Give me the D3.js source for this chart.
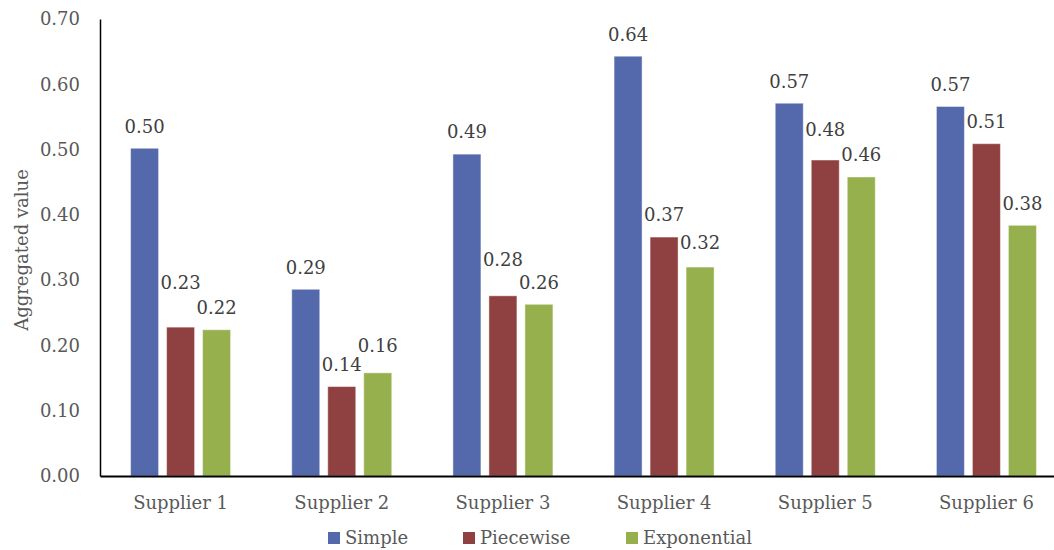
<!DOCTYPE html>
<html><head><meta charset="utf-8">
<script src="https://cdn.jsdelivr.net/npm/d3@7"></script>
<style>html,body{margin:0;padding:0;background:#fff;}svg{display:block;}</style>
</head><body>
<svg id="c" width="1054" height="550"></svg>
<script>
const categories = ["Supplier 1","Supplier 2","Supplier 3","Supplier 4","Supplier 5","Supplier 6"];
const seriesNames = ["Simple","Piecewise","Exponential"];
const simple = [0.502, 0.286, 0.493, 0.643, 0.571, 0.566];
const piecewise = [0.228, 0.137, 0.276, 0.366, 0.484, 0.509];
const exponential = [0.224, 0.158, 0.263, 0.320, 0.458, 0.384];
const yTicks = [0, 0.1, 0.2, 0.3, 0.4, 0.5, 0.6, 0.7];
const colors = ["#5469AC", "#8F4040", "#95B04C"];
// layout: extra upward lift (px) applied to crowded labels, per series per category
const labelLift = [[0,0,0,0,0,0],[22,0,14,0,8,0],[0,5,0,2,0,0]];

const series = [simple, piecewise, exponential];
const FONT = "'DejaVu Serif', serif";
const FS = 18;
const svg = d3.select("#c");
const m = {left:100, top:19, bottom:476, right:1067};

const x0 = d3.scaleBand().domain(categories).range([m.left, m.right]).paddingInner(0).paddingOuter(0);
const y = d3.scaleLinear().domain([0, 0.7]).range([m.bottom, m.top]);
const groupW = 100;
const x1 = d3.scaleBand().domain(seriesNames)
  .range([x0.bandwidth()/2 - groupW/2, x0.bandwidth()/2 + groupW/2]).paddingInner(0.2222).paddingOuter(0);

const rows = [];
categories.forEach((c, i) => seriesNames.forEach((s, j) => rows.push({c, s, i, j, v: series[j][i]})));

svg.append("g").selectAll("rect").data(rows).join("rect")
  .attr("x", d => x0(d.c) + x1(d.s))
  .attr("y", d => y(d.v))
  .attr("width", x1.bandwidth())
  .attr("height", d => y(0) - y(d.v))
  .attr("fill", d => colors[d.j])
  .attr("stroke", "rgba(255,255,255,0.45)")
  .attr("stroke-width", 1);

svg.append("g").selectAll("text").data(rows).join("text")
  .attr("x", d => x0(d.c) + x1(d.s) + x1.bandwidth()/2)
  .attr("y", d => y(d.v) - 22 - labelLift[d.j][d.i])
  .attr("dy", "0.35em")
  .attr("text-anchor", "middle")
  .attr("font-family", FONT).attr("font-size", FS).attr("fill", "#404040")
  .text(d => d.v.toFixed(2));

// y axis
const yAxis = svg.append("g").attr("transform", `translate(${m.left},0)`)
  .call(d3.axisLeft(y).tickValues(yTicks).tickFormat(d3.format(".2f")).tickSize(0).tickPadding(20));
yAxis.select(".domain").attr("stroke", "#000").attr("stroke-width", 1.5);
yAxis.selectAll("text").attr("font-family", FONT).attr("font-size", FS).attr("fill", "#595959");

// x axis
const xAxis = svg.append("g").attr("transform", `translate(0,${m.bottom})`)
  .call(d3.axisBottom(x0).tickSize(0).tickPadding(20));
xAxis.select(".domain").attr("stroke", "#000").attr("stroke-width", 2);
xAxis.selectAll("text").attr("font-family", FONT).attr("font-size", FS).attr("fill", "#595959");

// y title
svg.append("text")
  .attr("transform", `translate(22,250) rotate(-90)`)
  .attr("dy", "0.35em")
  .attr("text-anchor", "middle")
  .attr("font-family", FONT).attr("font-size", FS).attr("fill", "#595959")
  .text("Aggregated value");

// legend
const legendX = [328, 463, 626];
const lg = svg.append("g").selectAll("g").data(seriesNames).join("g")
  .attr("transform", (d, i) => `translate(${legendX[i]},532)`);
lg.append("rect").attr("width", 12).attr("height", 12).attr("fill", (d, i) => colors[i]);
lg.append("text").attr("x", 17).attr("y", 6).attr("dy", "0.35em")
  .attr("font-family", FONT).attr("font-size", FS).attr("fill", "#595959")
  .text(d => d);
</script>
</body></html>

==

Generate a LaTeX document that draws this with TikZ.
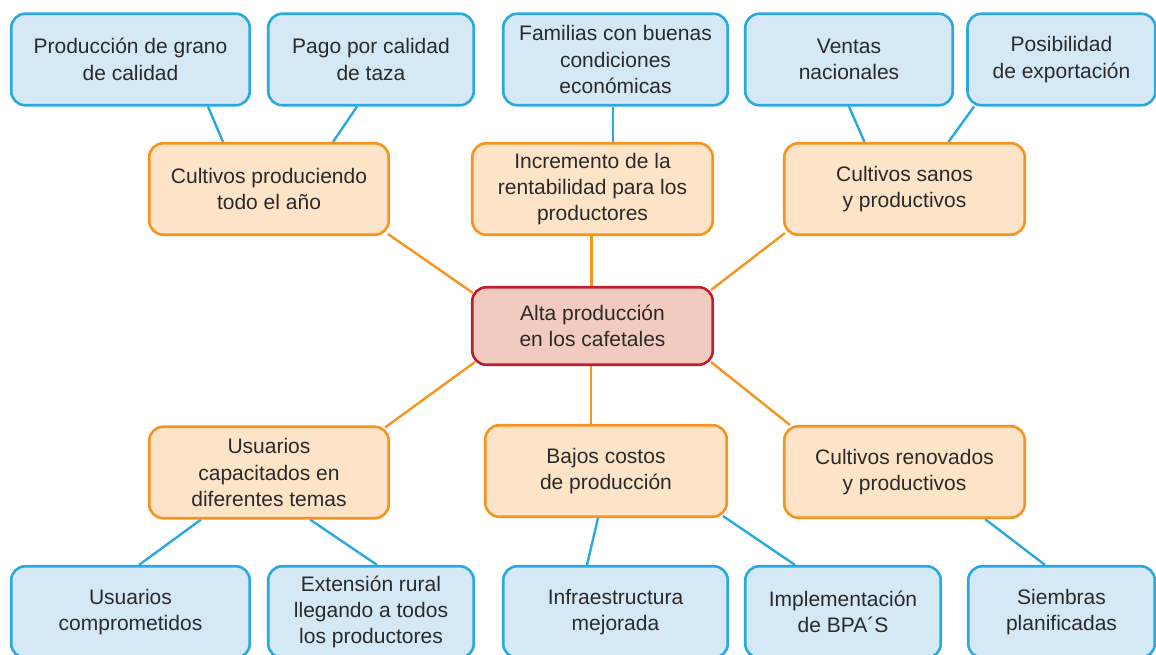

### Your goal
Using the entries above, transcribe every line from the line containing "Give me the D3.js source for this chart." through the line containing "categories.forEach((c, i) =>". Do not copy pictures.

### Solution to the problem
Give me the D3.js source for this chart.
<!DOCTYPE html>
<html><head><meta charset="utf-8">
<script src="https://cdn.jsdelivr.net/npm/d3@7"></script>
<style>html,body{margin:0;padding:0;background:#fff;}svg{display:block;}</style>
</head><body>
<svg id="c" width="1054" height="550"></svg>
<script>
const categories = ["Supplier 1","Supplier 2","Supplier 3","Supplier 4","Supplier 5","Supplier 6"];
const seriesNames = ["Simple","Piecewise","Exponential"];
const simple = [0.502, 0.286, 0.493, 0.643, 0.571, 0.566];
const piecewise = [0.228, 0.137, 0.276, 0.366, 0.484, 0.509];
const exponential = [0.224, 0.158, 0.263, 0.320, 0.458, 0.384];
const yTicks = [0, 0.1, 0.2, 0.3, 0.4, 0.5, 0.6, 0.7];
const colors = ["#5469AC", "#8F4040", "#95B04C"];
// layout: extra upward lift (px) applied to crowded labels, per series per category
const labelLift = [[0,0,0,0,0,0],[22,0,14,0,8,0],[0,5,0,2,0,0]];

const series = [simple, piecewise, exponential];
const FONT = "'DejaVu Serif', serif";
const FS = 18;
const svg = d3.select("#c");
const m = {left:100, top:19, bottom:476, right:1067};

const x0 = d3.scaleBand().domain(categories).range([m.left, m.right]).paddingInner(0).paddingOuter(0);
const y = d3.scaleLinear().domain([0, 0.7]).range([m.bottom, m.top]);
const groupW = 100;
const x1 = d3.scaleBand().domain(seriesNames)
  .range([x0.bandwidth()/2 - groupW/2, x0.bandwidth()/2 + groupW/2]).paddingInner(0.2222).paddingOuter(0);

const rows = [];
categories.forEach((c, i) => seriesNames.forEach((s, j) => rows.push({c, s, i, j, v: series[j][i]})));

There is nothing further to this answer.